For a list of other libraries doing podcasting, check out the Library Success: Best Practices Wiki at http://www.libsuccess.org. If your library is doing something cool and replicable, join and contribute! For podcasting, look under Technology.

New to podcasting? Check out the presentations from the Podcast Academy at Boston University last weekend: two days about equipment, marketing, and how-to’s of making your own audio files that can be sent as attachments with RSS. This amazing resource has the video from ALL of the speakers, plus their powerpoint presentations:
http://www.bu.edu/com/podcast

Posted by Beth Gallaway

Posted by Linda W. Braun

Today I listened to the latest Inside the Net podcast. The hosts interviewed the people behind Big in Japan – a collection of web-based tools. One of the tools they talked about was PodServe. It sounded intriguing so I had to check it out.

It’s a great tool that I think librarians working with teens could definitely use. The first thing you need to do is register for Big in Japan. It’s free and very easy to do. Then setup your podserve space.

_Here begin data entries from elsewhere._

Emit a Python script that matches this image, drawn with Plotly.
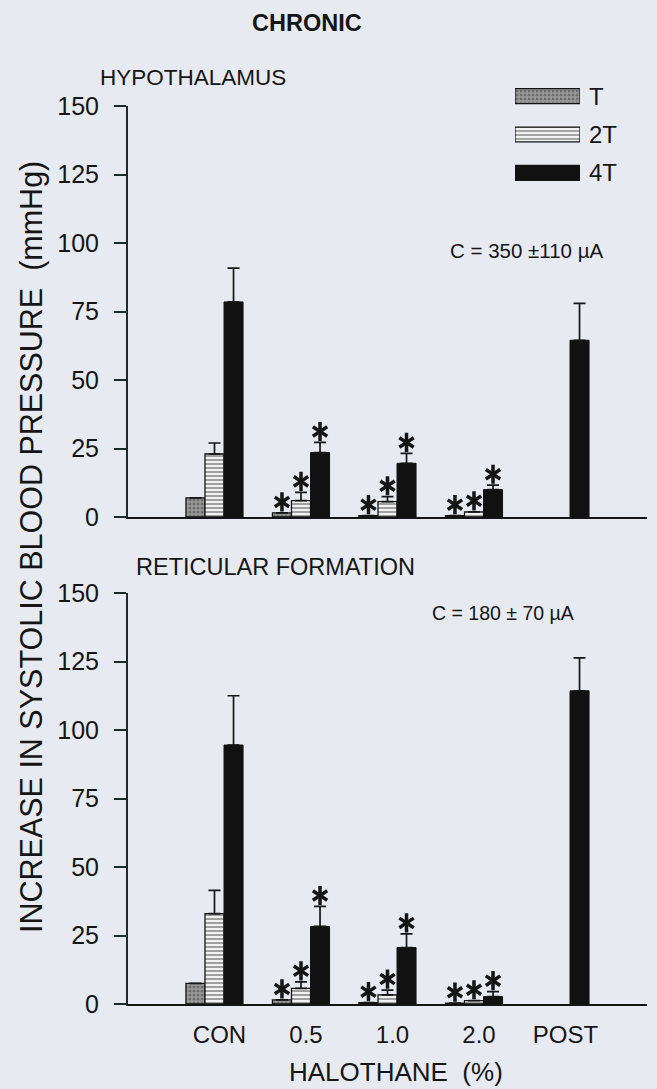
import plotly.graph_objects as go

# ---------------- data ----------------
categories = ["CON", "0.5", "1.0", "2.0", "POST"]
series = ["T", "2T", "4T"]

# HYPOTHALAMUS (C = 350 ± 110 µA)
hyp_T = [7.0, 1.5, 0.5, 0.5, None]
hyp_T_err = [0.0, 0.0, 0.0, 0.0, None]
hyp_2T = [23.0, 6.0, 5.6, 1.9, None]
hyp_2T_err = [4.0, 3.0, 1.8, 0.0, None]
hyp_4T = [78.5, 23.5, 19.6, 10.0, 64.5]
hyp_4T_err = [12.3, 3.7, 3.6, 1.6, 13.5]
hyp_sig_T = [0, 1, 1, 1, 0]
hyp_sig_2T = [0, 1, 1, 1, 0]
hyp_sig_4T = [0, 1, 1, 1, 0]

# RETICULAR FORMATION (C = 180 ± 70 µA)
ret_T = [7.5, 1.5, 0.5, 0.3, None]
ret_T_err = [0.0, 0.0, 0.0, 0.0, None]
ret_2T = [33.0, 5.7, 3.3, 1.2, None]
ret_2T_err = [8.5, 2.4, 1.8, 0.0, None]
ret_4T = [94.5, 28.3, 20.6, 2.7, 114.3]
ret_4T_err = [18.0, 7.3, 5.0, 1.8, 12.0]
ret_sig_T = [0, 1, 1, 1, 0]
ret_sig_2T = [0, 1, 1, 1, 0]
ret_sig_4T = [0, 1, 1, 1, 0]

y_ticks = [0, 25, 50, 75, 100, 125, 150]
legend_labels = ["T", "2T", "4T"]
legend_len = [1, 1, 1]

# ---------------- style ----------------
FONT = "Liberation Sans, Arial, Helvetica, sans-serif"
INK = "#151515"
AXC = "#1d2b2b"
BG = "#e7eaf0"
W, H = 657, 1089
ML, MR = 128, 10
PW = W - ML - MR
BARGAP = 0.34
SLOT = (1 - BARGAP) / 3
STAR_OFF = 4.0

styles = {
    "T": dict(color="#8f8f8f", line=dict(color=INK, width=1.3),
              pattern=dict(shape=".", fgcolor="#3d3d3d", bgcolor="#9b9b9b", size=4, solidity=0.45)),
    "2T": dict(color="#f2f2f2", line=dict(color=INK, width=1.3),
               pattern=dict(shape="-", fgcolor="#222222", bgcolor="#f2f2f2", size=4, solidity=0.4)),
    "4T": dict(color="#111111", line=dict(color="#111111", width=1)),
}


def px_x(px):
    return (px - ML) / PW


def px_y(py):
    return 1 - py / H


panels = [
    ("x", "y", [hyp_T, hyp_2T, hyp_4T], [hyp_T_err, hyp_2T_err, hyp_4T_err],
     [hyp_sig_T, hyp_sig_2T, hyp_sig_4T]),
    ("x2", "y2", [ret_T, ret_2T, ret_4T], [ret_T_err, ret_2T_err, ret_4T_err],
     [ret_sig_T, ret_sig_2T, ret_sig_4T]),
]

fig = go.Figure()
xpos = list(range(len(categories)))

for xa, ya, vals, errs, sigs in panels:
    sx, sy = [], []
    for j, s in enumerate(series):
        fig.add_trace(go.Bar(
            x=xpos, y=vals[j], name=s, xaxis=xa, yaxis=ya,
            marker=styles[s], showlegend=False,
            error_y=dict(type="data", symmetric=False, array=errs[j],
                         arrayminus=[0 if v is not None else None for v in errs[j]],
                         color=INK, thickness=1.7, width=6),
        ))
        for i in xpos:
            if sigs[j][i] and vals[j][i] is not None:
                sx.append(i + (j - 1) * SLOT)
                sy.append(vals[j][i] + (errs[j][i] or 0) + STAR_OFF)
    for sym in ("y-up-open", "y-down-open"):
        fig.add_trace(go.Scatter(
            x=sx, y=sy, mode="markers", xaxis=xa, yaxis=ya, showlegend=False,
            marker=dict(symbol=sym, size=12, color=INK, line=dict(color=INK, width=3.5)),
            hoverinfo="skip"))

# legend drawn as a small bar panel
fig.add_trace(go.Bar(
    y=legend_labels, x=legend_len, orientation="h", xaxis="x3", yaxis="y3",
    width=0.39, showlegend=False, hoverinfo="skip",
    marker=dict(
        color=["#9b9b9b", "#f2f2f2", "#111111"],
        line=dict(color=INK, width=1.3),
        pattern=dict(shape=[".", "-", ""], fgcolor=["#3d3d3d", "#222222", "#111111"],
                     bgcolor=["#9b9b9b", "#f2f2f2", "#111111"], size=4, solidity=0.45),
    ),
))

axis_y = dict(range=[0, 150], tickvals=y_ticks, showgrid=False, zeroline=False,
              showline=True, linewidth=2, linecolor=AXC, ticks="outside",
              ticklen=12, tickwidth=2, tickcolor=AXC, ticklabelstandoff=10,
              automargin=False,
              tickfont=dict(family=FONT, size=25, color=INK))
axis_x = dict(range=[-1, 5], showgrid=False, zeroline=False, showline=True,
              linewidth=2, linecolor=INK, ticks="", tickvals=xpos, ticktext=categories,
              automargin=False)

fig.update_layout(
    width=W, height=H, margin=dict(l=ML, r=MR, t=0, b=0, autoexpand=False),
    paper_bgcolor=BG, plot_bgcolor=BG,
    barmode="group", bargap=BARGAP, bargroupgap=0,
    font=dict(family=FONT, color=INK),
    xaxis=dict(axis_x, anchor="y", showticklabels=False),
    yaxis=dict(axis_y, anchor="x", domain=[px_y(517), px_y(106)]),
    xaxis2=dict(axis_x, anchor="y2", showticklabels=True, ticklabelshift=5,
                ticklabelstandoff=8, tickfont=dict(family=FONT, size=24, color=INK)),
    yaxis2=dict(axis_y, anchor="x2", domain=[px_y(1004), px_y(593)]),
    xaxis3=dict(domain=[px_x(515), px_x(580)], range=[0, 1], anchor="y3",
                visible=False, fixedrange=True, automargin=False),
    yaxis3=dict(domain=[px_y(192), px_y(77)], anchor="x3", side="right",
                autorange="reversed", showline=False, showgrid=False, zeroline=False,
                ticks="", ticklabelstandoff=8, automargin=False,
                tickfont=dict(family=FONT, size=24, color=INK)),
)

ann = [
    dict(text="<b>CHRONIC</b>", x=px_x(307), y=px_y(23), xanchor="center", yanchor="middle",
         font=dict(size=23.5)),
    dict(text="HYPOTHALAMUS", x=px_x(98), y=px_y(77), xanchor="left", yanchor="middle",
         font=dict(size=22.5)),
    dict(text="RETICULAR FORMATION", x=px_x(134), y=px_y(567), xanchor="left", yanchor="middle",
         font=dict(size=23.5)),
    dict(text="C = 350 ±110 µA", x=px_x(606), y=px_y(251), xanchor="right", yanchor="middle",
         font=dict(size=20.5)),
    dict(text="C = 180 ± 70 µA", x=px_x(576), y=px_y(613), xanchor="right", yanchor="middle",
         font=dict(size=19.5)),
    dict(text="HALOTHANE  (%)", x=px_x(396), y=px_y(1072), xanchor="center", yanchor="middle",
         font=dict(size=26)),
    dict(text="INCREASE IN SYSTOLIC BLOOD PRESSURE  (mmHg)", x=px_x(31), y=px_y(547),
         xanchor="center", yanchor="middle", textangle=-90, font=dict(size=30.5)),
]
for a in ann:
    a.update(xref="paper", yref="paper", showarrow=False)
    a["font"] = dict(family=FONT, color=INK, **a["font"])
fig.update_layout(annotations=ann)

fig.write_html(
    "out.html",
    config={"displayModeBar": False},
    post_script="document.body.style.margin='0';document.body.style.background='%s';" % BG,
)
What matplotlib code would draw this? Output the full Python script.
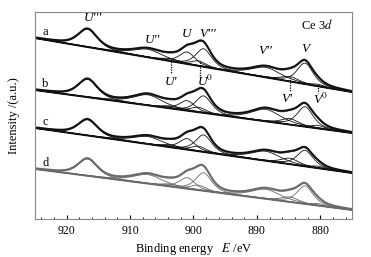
import matplotlib
matplotlib.use('Agg')
import matplotlib.pyplot as plt
import numpy as np

plt.rcParams['font.family'] = ['Liberation Serif', 'DejaVu Serif']
plt.rcParams['mathtext.fontset'] = 'stix'

# Ce 3d component peaks: U''', U'', U', U, U0, V''', V'', V', V, V0
centers = [916.7, 907.2, 903.6, 901.0, 899.2, 898.4, 888.6, 884.8, 882.4, 880.4]
fwhm = [3.6, 5.5, 3.2, 2.9, 2.8, 3.0, 5.5, 3.2, 3.0, 2.5]

# peak heights (a.u.) for samples a-d
heights_a = [18, 8, 2.5, 12, 5, 18, 10, 5, 21, 2]
heights_b = [18, 10.5, 2.5, 10, 5, 17, 12, 6, 20, 3]
heights_c = [16, 7.5, 2.5, 11, 5, 17, 9.5, 6, 16, 2]
heights_d = [17, 9, 2.5, 11, 5, 18, 9.5, 5, 18, 2]

# linear background: value at 925 eV and at 875 eV
bg_a = [181, 127]
bg_b = [129, 86]
bg_c = [91, 46]
bg_d = [50, 9]

spectra = [('a', heights_a, bg_a, '#111111'),
           ('b', heights_b, bg_b, '#111111'),
           ('c', heights_c, bg_c, '#111111'),
           ('d', heights_d, bg_d, '#6a6a6a')]

E = np.linspace(925, 875, 1201)


def peak(x, c, h, w, eta=0.6):
    g = np.exp(-4 * np.log(2) * ((x - c) / w) ** 2)
    l = 1 / (1 + 4 * ((x - c) / w) ** 2)
    return h * (eta * l + (1 - eta) * g)


fig = plt.figure(figsize=(3.71, 2.57), dpi=100)
ax = fig.add_axes([0.0943, 0.148, 0.8545, 0.805])

for name, hs, bg, col in spectra:
    base = bg[0] + (bg[1] - bg[0]) * (925 - E) / 50
    total = base.copy()
    for c, h, w in zip(centers, hs, fwhm):
        comp = peak(E, c, h, w)
        total += comp
        ax.plot(E, base + comp, color=col, lw=0.6)
    ax.plot(E, total, color=col, lw=1.4)
    ax.plot(E, total - 1.0, color=col, lw=0.5)
    ax.plot(E, base, color=col, lw=1.4)
    ax.text(923.4, bg[0] + 6, name, fontsize=9, ha='center', va='center', color='black')

# peak labels
tkw = dict(fontsize=9.5, ha='center', va='center', fontstyle='italic')
ax.text(915.8, 201, "U'''", **tkw)
ax.text(906.4, 179, "U''", **tkw)
ax.text(901.1, 185, "U", **tkw)
ax.text(897.7, 185.5, "V'''", **tkw)
ax.text(888.7, 168, "V''", **tkw)
ax.text(882.3, 170, "V", **tkw)
ax.text(903.6, 137.5, "U'", **tkw)
ax.text(898.2, 138, r"U$^{0}$", **tkw)
ax.text(885.3, 120.5, "V'", **tkw)
ax.text(880.0, 119.5, r"V$^{0}$", **tkw)
ax.text(0.889, 0.937, r"Ce 3$d$", transform=ax.transAxes, fontsize=9,
        ha='center', va='center')

# dotted markers
for x0, y0, y1 in [(903.6, 160, 146), (898.9, 157, 143), (884.8, 142, 127), (880.3, 134, 126)]:
    ax.plot([x0, x0], [y0, y1], color='black', lw=0.9, ls=(0, (1, 1)))

ax.set_xlim(925, 875)
ax.set_ylim(0, 207)
ax.set_yticks([])
ax.set_xticks([920, 910, 900, 890, 880])
ax.set_xticks(np.arange(876, 925, 2), minor=True)
ax.tick_params(axis='x', direction='in', length=3, labelsize=8.5, pad=4)
ax.tick_params(axis='x', which='minor', direction='in', length=1.5)
for s in ax.spines.values():
    s.set_color('#888888')
    s.set_linewidth(0.8)

ax.set_xlabel(r"Binding energy   $E$ /eV", fontsize=9, labelpad=3)
ax.set_ylabel("Intensity /(a.u.)", fontsize=9, labelpad=11)

fig.savefig('out.png', dpi=100)
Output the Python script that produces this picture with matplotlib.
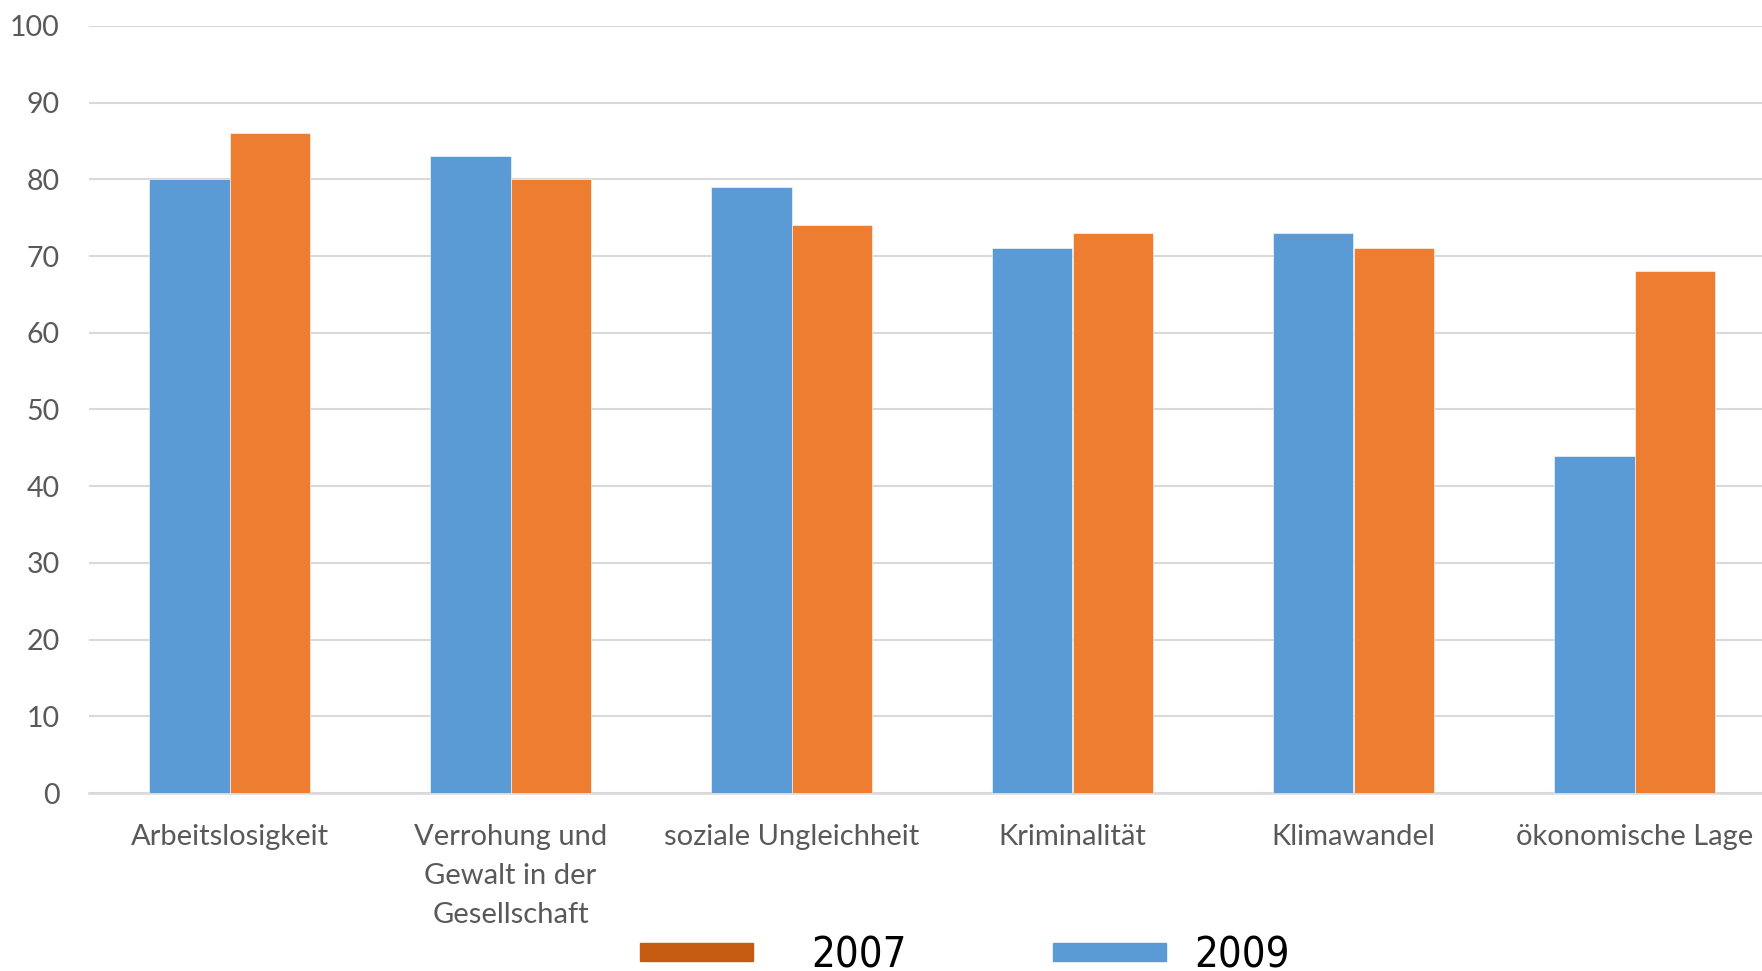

You do that by giving your podcast a name, decide if you want it listed in iTunes and a few other services, describe the podcast, and give it some keyword tags.

Another thing you can do is decide if you want the podcast to be what PodServe calls a “Social Podcast.” The idea behind the social podcast is that a group of people create podcasts on a theme and upload and distribute them from the same PodServe space. For librarians working with teens I envision that a group of YA librarians might all work on a podcast together. Teens in different libraries could create podcasts and upload them to the same PodServe space. Imagine if each week, or even every day, a different group of teens published a podcast as a part of the social podcast space. That could be an incredibly powerful way to give teens in a variety of communities a voice.

Once you setup the podcast at PodServe you can then start uploading audio files as you create them. PodServe then acts as the host and distribution mechanism for your podcast. You don’t have to have server space or create the RSS feed for the files.

If you’ve been trying to figure out how to get podcasts going at your library PodServe might be just the thing you need.